China’s New Silk Road Project

Lately, China launched an action plan for its Silk Road concept. This project is potentially involving an area that covers 55 percent of world GDP, 70 percent of global population, and 75 percent of known energy resources. In regard to this project, China’s financial commitments seem huge and its implementation is anticipated to span a very long time period of 35 years. The map on the right shows the scale and scope of the project. The solid line and dotted indicate the land route and maritime respectively. In addition, China’s logic on the project is mainly based on geopolitics and on the export of its excessive infrastructure-building capacities. In short, China is seeking to supplement the existing international order rather than to revise it.

What’s Driving China to Make the New Silk Road?

This question can be answered from the two perspectives. Firstly, in terms of geopolitics, China wants to take the leadership enough to stand against the United States. Recently, Chinese president Xi Jinping signed trade deals with neighboring countries including Russia. They includes an agreement to coordinate the Silk Road economic belt initiative with Russia’s Eurasian Union project. Interestingly, in the recent, the United States also made the Trans-Pacific Partnership agreement with eleven Pacific Rim countries, which account for 40 percent of global GDP when including the United States’ GDP.

The other driver comes from the economic necessity. Since financial crisis in 2008, China has supported the world economic growth with the United States. However, over the last couple of years, it is obvious that China has struggled to maintain its economic growth. In this regard, China is trying to carry out two economic development alternatives. One of them is focusing on turning investment-leading economy into consumption-leading over the next couple of years. The other is related to oversupply of capacity which resulted from excessively-overlapped investments approved by the government. To address this problem, China seems to have decided to make a chance of utilizing its massive infrastructure-building capacities.
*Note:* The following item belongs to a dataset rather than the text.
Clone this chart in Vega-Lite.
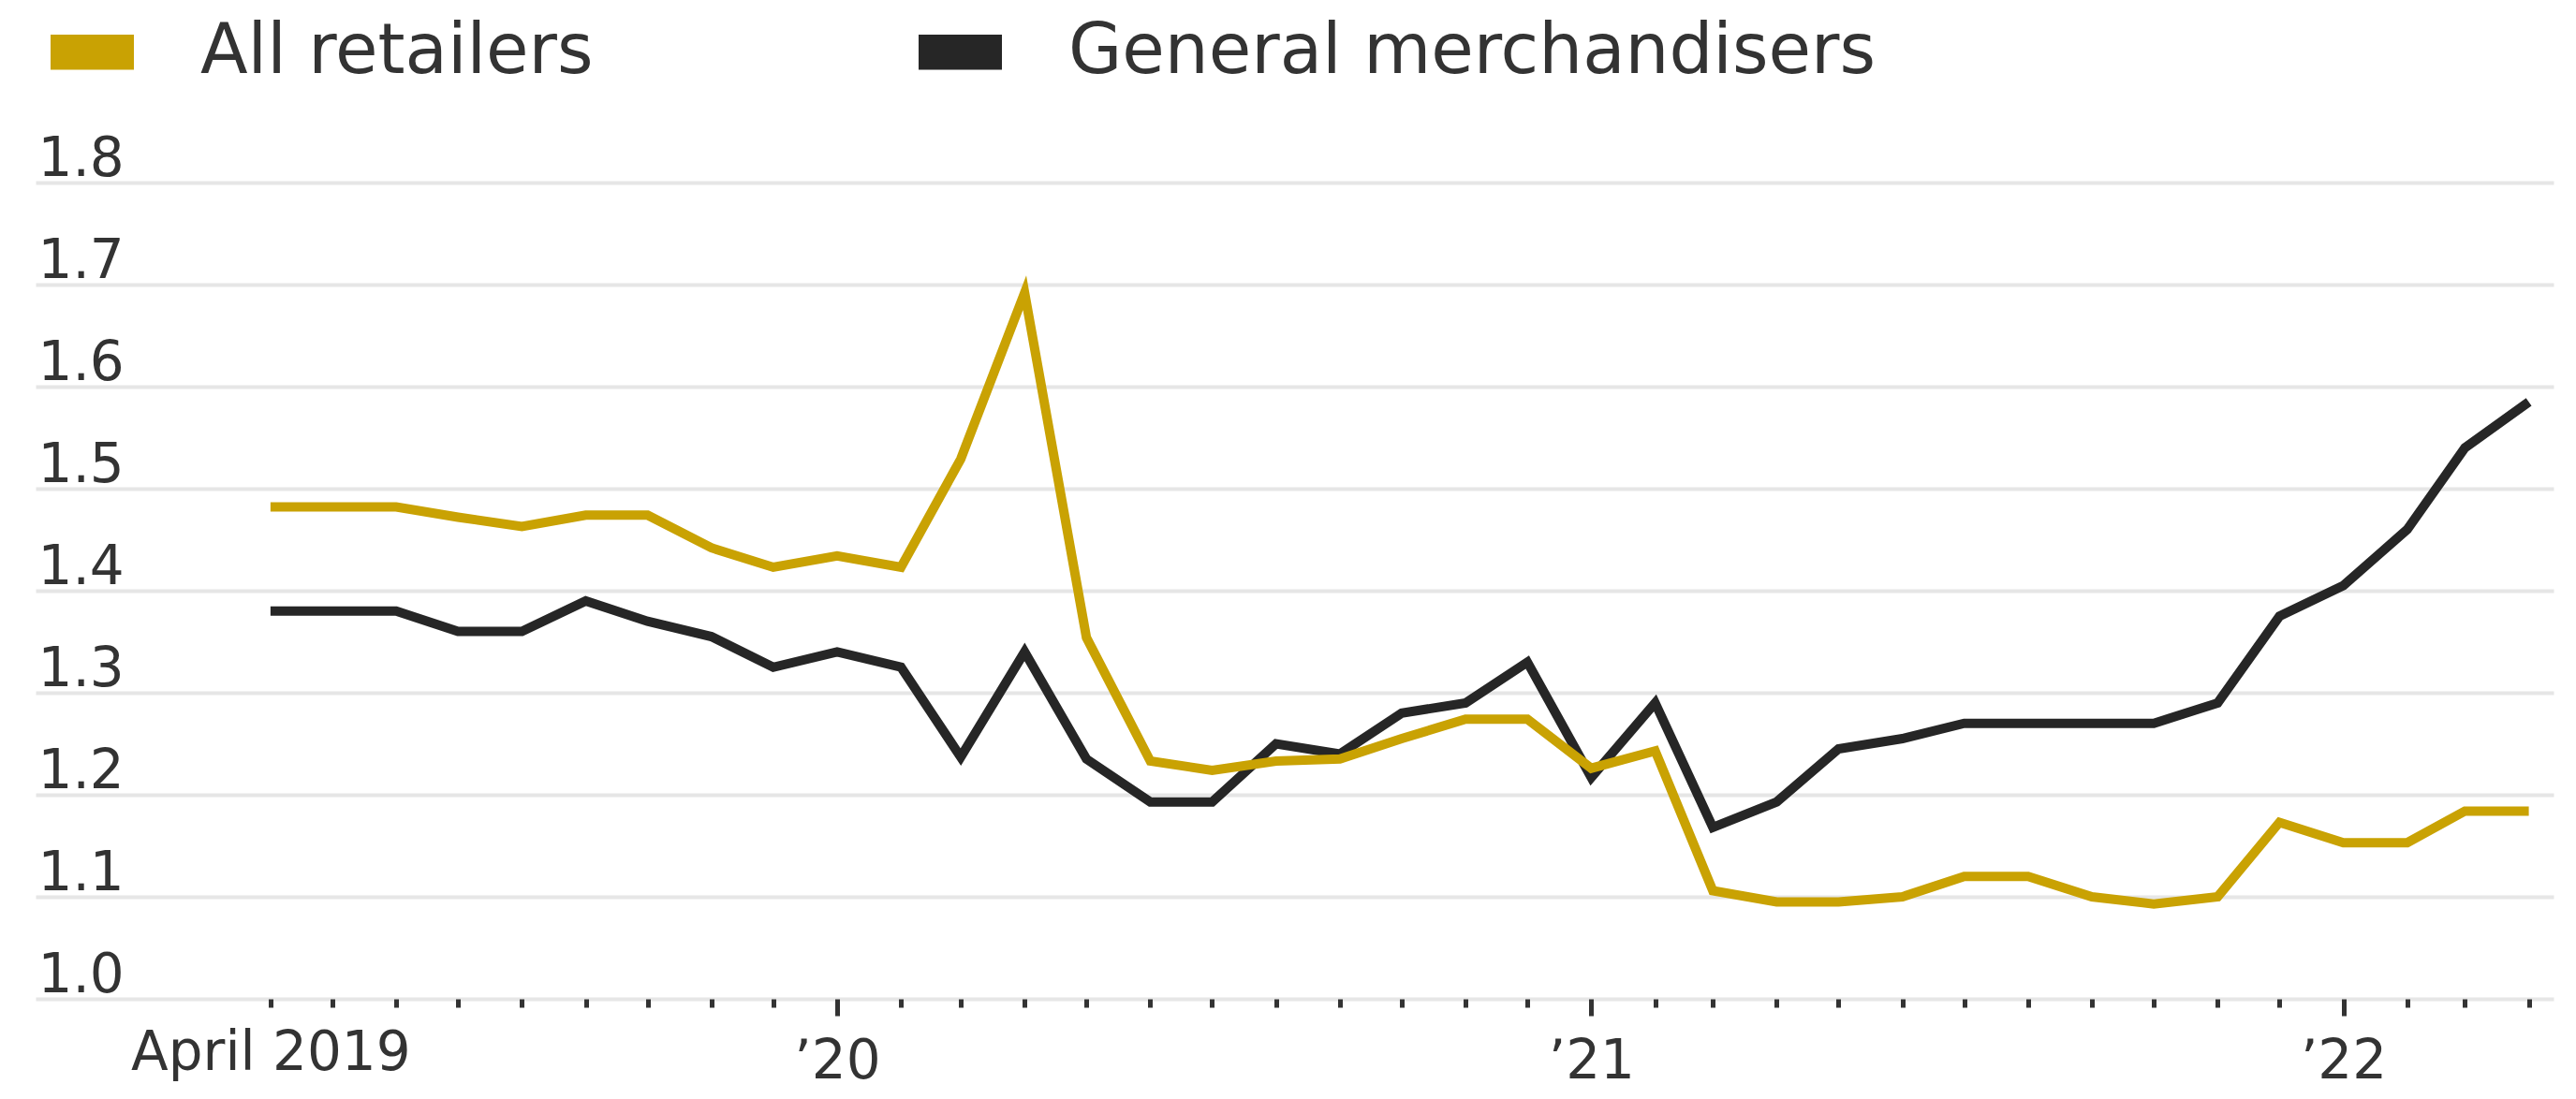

Impacts on the World Economy

Most of all, the OBOR project has the potential to rearrange the existing pattern of international trade. In specific, China would secure trade route via the Eurasian continent as the project makes progress. This implies that China can export goods to EU countries in more cost and time-efficient way, and also import energy resource from Russia and some Middle East countries. Furthermore, China may revitalize its production facilities in Central Asia and Eastern Europe countries by connecting them to the overland trade route. To sum up, China is trying to shift from “Made in China” to “Made for China”.

In the meantime, the success of the project is probably likely to bring about brand-new economic union in the Eurasian continent. At least, two counties, which are China and Russia, really want to rebalance the world economy away from the United States. In this regard, the United States is trying to expand its economic influence into Pacific Rim countries. In addition, the birth of new economic union between countries ranging along the overland trade route may in turn lead to the new key currency for the international trade. This means that the bigger the new economic union gets, the weaker the US dollar’s power may get. Currently, China continues to try to make the Chinese Yuan a settlement currency.

Prospects and Challenges on the Project

China’s new Silk Road plan seems to be without a parallel in the history of the world. However, many doubts are being cast over the possibility that the project will be completed successfully. The main argument is about if China is able to get through the project. Over the last couple of years, we could learn the news of the Chinese economy’s instability and downside potential. In fact, this massive project requires astronomical amounts of money, cutting-edge engineering technology, and advanced project management technique. As of now, there is no decisive evidence to prove that the project will run smoothly.

Nevertheless, we need to pay attention to the Asian Infrastructure Investment Bank established earlier this year. The AIIB is an international financial institution that aims to support the building of infrastructure in the Asia-Pacific region, which was proposed as an initiative by the Chinese government. The surprising thing is that EU’s major countries – including the United Kingdom, France, and Germany – joined this bank as founding members. Basically, they do not have any reason to invest in this bank when considering its operational function. This European diplomatic turnaround may be, in a sense, a prelude to the new international economic order.


In summary, China just started the unprecedented massive economic project of building the new Silk Road across the Eurasia continent. At a moment, there is no guarantee that the project will be completed successfully. However, it is obvious that China’s new Silk Road has the potential to substantially change the existing pattern of international trade. In the meantime, China certainly needs to implement the project to overcome the current economic downturn, and many countries lying along the trade route also want to rebalance the global economy. In this light, we need to take an interest in the AIIB’s upcoming activities relating to the project.